Assignment provisions determine whether a contract can be transferred to a third party, such as a buyer in a sale or merger. Many contracts require consent for assignment to protect the non-assigning party. If assignment is likely, negotiate reasonable consent procedures or carve-outs for corporate reorganizations to preserve transaction flexibility. For transactions involving change of control, include notification requirements and possible cure periods to address performance concerns. Ensuring clear assignment language reduces surprises in deals and preserves continuity of supply relationships post-transaction.

Remedies for late or defective deliveries should be proportionate and practical. Clauses commonly include rights to reject nonconforming goods, require replacement or repair at supplier expense, impose liquidated damages for delay, or allow price adjustments. Define inspection and acceptance timelines to avoid disputes about when goods are deemed accepted. Include cure periods for correctable breaches, termination rights for repeated or material failures, and procedures for dispute escalation. Remedies that prioritize remediation and continuity often preserve relationships while protecting the buyer from ongoing operational harm.

Confidentiality clauses protect sensitive business information shared during the supplier relationship, specifying what information is confidential, permitted disclosures, and duration of obligations. Intellectual property provisions clarify ownership of work product, licenses granted for use, and protections for proprietary designs or trade secrets to prevent downstream disputes about rights and exploitation. When suppliers create custom deliverables, address assignment or licensing of IP rights, moral rights waivers where appropriate, and obligations to defend against third-party IP claims. Clear clauses prevent misunderstandings about ownership and post-contract use of developed materials.

Arbitration can offer faster, confidential, and more predictable resolution than court litigation, making it attractive for commercial disputes. Parties should evaluate enforcement, discovery limits, and potential costs as arbitration procedures vary.
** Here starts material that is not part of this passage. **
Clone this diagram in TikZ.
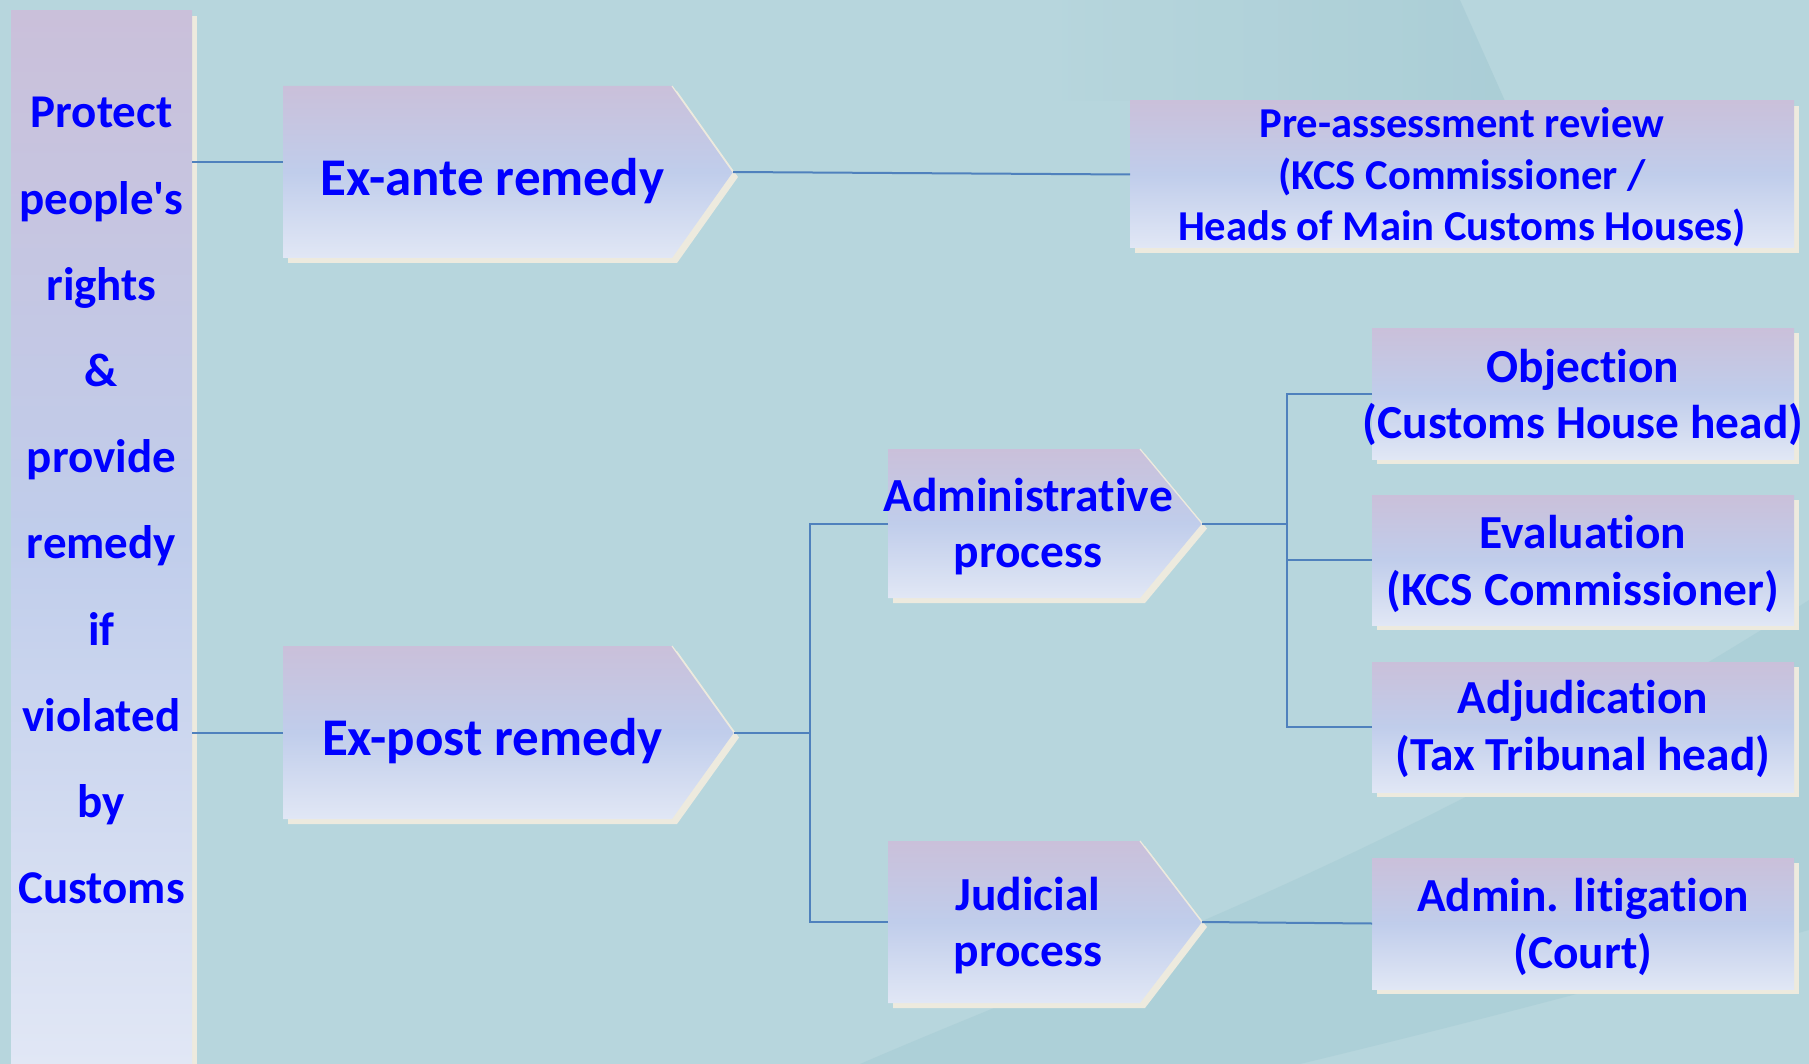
\documentclass[tikz,border=0pt]{standalone}
\usepackage{fontspec}
\setmainfont{Carlito}[Ligatures=NoCommon]
\usetikzlibrary{fit}
\definecolor{bg}{RGB}{183,214,221}
\definecolor{bgdark}{RGB}{163,201,210}
\definecolor{topc}{RGB}{202,192,218}
\definecolor{midc}{RGB}{192,205,235}
\definecolor{botc}{RGB}{225,231,245}
\definecolor{shadowc}{RGB}{237,234,222}
\definecolor{connc}{RGB}{79,129,189}
\definecolor{txt}{RGB}{0,0,255}
\newcommand\ml[1]{\vtop{\halign{\hfil##\hfil\cr#1\crcr}}}
\newcommand\arrowbox[6]{%
  \fill[shadowfill] ({#2+5},{#3+5}) -- ({#4+5},{#3+5}) -- ({#5+5},{(#3+#6)/2+5}) -- ({#4+5},{#6+5}) -- ({#2+5},{#6+5}) -- cycle;
  \shade[boxshade] (#2,#3) -- (#4,#3) -- (#5,{(#3+#6)/2}) -- (#4,#6) -- (#2,#6) -- cycle;
  \draw[shadowc, line width=0.6pt] (#4,#3) -- (#5,{(#3+#6)/2});
  \node[frame, fit={(#2,#3) (#5,#6)}] (#1) {};
}
\newcommand\rectbox[5]{%
  \fill[shadowfill] ({#2+5},{#3+5}) rectangle ({#4+5},{#5+5});
  \shade[boxshade] (#2,#3) rectangle (#4,#5);
  \node[frame, fit={(#2,#3) (#4,#5)}] (#1) {};
}
\begin{document}
\begin{tikzpicture}[x=0.5pt,y=-0.5pt,
  conn/.style={draw=connc, line width=1pt},
  boxshade/.style={top color=topc, bottom color=botc, middle color=midc},
  shadowfill/.style={fill=shadowc},
  frame/.style={inner sep=0pt, outer sep=0pt},
  lbl/.style={text=txt, inner sep=0pt, anchor=base},
]
\useasboundingbox (0,0) rectangle (1809,1064);
% background
\fill[bg] (0,0) rectangle (1809,1064);
\fill[bgdark, opacity=0.45] (860,1064) .. controls (1100,960) and (1400,860) .. (1809,600)
  -- (1809,930) .. controls (1600,990) and (1400,1040) .. (1300,1064) -- cycle;
\shade[left color=bg, right color=bgdark, opacity=0.6] (1050,0) -- (1460,0) -- (1505,101) -- (1050,101) -- cycle;

% left column
\fill[shadowfill] (192,16) rectangle (197,1064);
\shade[boxshade] (11,11) rectangle (192,1064);
\node[frame, fit={(11,11) (192,1064)}] (col) {};
\node[lbl, font={\bfseries\fontsize{23.5}{43.1}\selectfont}] (col-t) at (101.5,128)
  {\ml{Protect\cr people\textquotesingle s\cr rights\cr \&\cr provide\cr remedy\cr if\cr violated\cr by\cr Customs}};

% boxes
\arrowbox{exante}{283}{86}{672}{733}{258}
\arrowbox{expost}{283}{646}{672}{734}{819}
\arrowbox{admin}{888}{449}{1140}{1202}{598}
\arrowbox{judicial}{888}{841}{1140}{1202}{1003}
\rectbox{pre}{1130}{101}{1794}{248}
\rectbox{objection}{1372}{328}{1794}{459}
\rectbox{evaluation}{1372}{495}{1794}{625}
\rectbox{adjudication}{1372}{662}{1794}{792}
\rectbox{litigation}{1372}{858}{1794}{989}

% texts
\node[lbl, font={\bfseries\fontsize{26.5}{32}\selectfont}] (exante-t) at (492.5,196) {Ex-ante remedy};
\node[lbl, font={\bfseries\fontsize{26.5}{32}\selectfont}] (expost-t) at (492.5,755.5) {Ex-post remedy};
\node[lbl, font={\bfseries\fontsize{23.75}{28}\selectfont}] (admin-t) at (1028,511) {\ml{Administrative\cr process}};
\node[lbl, font={\bfseries\fontsize{23.75}{28}\selectfont}] (judicial-t) at (1028,910) {\ml{Judicial\cr process}};
\node[lbl, font={\bfseries\fontsize{21.3}{25.6}\selectfont}] (pre-t) at (1462,138)
  {\ml{Pre-assessment review\cr (KCS Commissioner /\cr Heads of Main Customs Houses)}};
\node[lbl, font={\bfseries\fontsize{23.7}{28.4}\selectfont}] (objection-t) at (1583,382) {\ml{Objection\cr (Customs House head)}};
\node[lbl, font={\bfseries\fontsize{23.7}{28.8}\selectfont}] (evaluation-t) at (1583,548) {\ml{Evaluation\cr (KCS Commissioner)}};
\node[lbl, font={\bfseries\fontsize{23.7}{28.8}\selectfont}] (adjudication-t) at (1583,713) {\ml{Adjudication\cr (Tax Tribunal head)}};
\node[lbl, font={\bfseries\fontsize{23.7}{28.6}\selectfont}] (litigation-t) at (1583,911) {\ml{Admin. litigation\cr (Court)}};

% connectors
\path ([yshift=5pt]exante.west) coordinate (ea-in);
\coordinate (j1) at (810,0);
\coordinate (j2) at (1287,0);
\draw[conn] (col.east |- ea-in) -- (ea-in);
\draw[conn] (col.east |- expost.west) -- (expost.west);
\draw[conn] (exante.east) -- (pre.west);
\draw[conn] (expost.east) -- (expost.east -| j1);
\draw[conn] (admin.west) -- (admin.west -| j1) -- (judicial.west -| j1) -- (judicial.west);
\draw[conn] (admin.east) -- (admin.east -| j2);
\draw[conn] (objection.west) -- (objection.west -| j2) -- (adjudication.west -| j2) -- (adjudication.west);
\draw[conn] (evaluation.west -| j2) -- (evaluation.west);
\draw[conn] (judicial.east) -- (litigation.west);
\end{tikzpicture}
\end{document}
Arbitration clauses should specify rules, seat, and number of arbitrators to avoid procedural disputes later. Consider whether certain disputes should be excluded from arbitration, such as injunctive relief or IP matters that require court-based remedies. Selection of arbitration versus litigation depends on priorities like speed, confidentiality, appealability, and enforceability in different jurisdictions.

Supplier contracts should be reviewed periodically, typically before renewal, after significant changes in business operations, or following regulatory updates. Annual or biennial reviews help ensure terms remain aligned with current risk profiles, pricing, and performance expectations, and allow updates for lessons learned from prior performance. Additionally, review contracts when entering new markets, changing suppliers, or modifying goods and services. Proactive reviews reduce the chance of outdated provisions and improve negotiating leverage for future renewals or amendments.

If a supplier repeatedly fails to meet standards, begin with documented notices and use contractual cure periods to require remediation. Escalate through negotiation and, if necessary, enforce contract remedies such as price adjustments, replacement obligations, or termination for material breach to protect operations and limit ongoing harm. Simultaneously consider contingency plans and alternative sourcing to reduce dependency. If disputes cannot be resolved, pursue mediation or contractual dispute resolution processes to secure remedies while aiming to minimize operational disruption and preserve business continuity.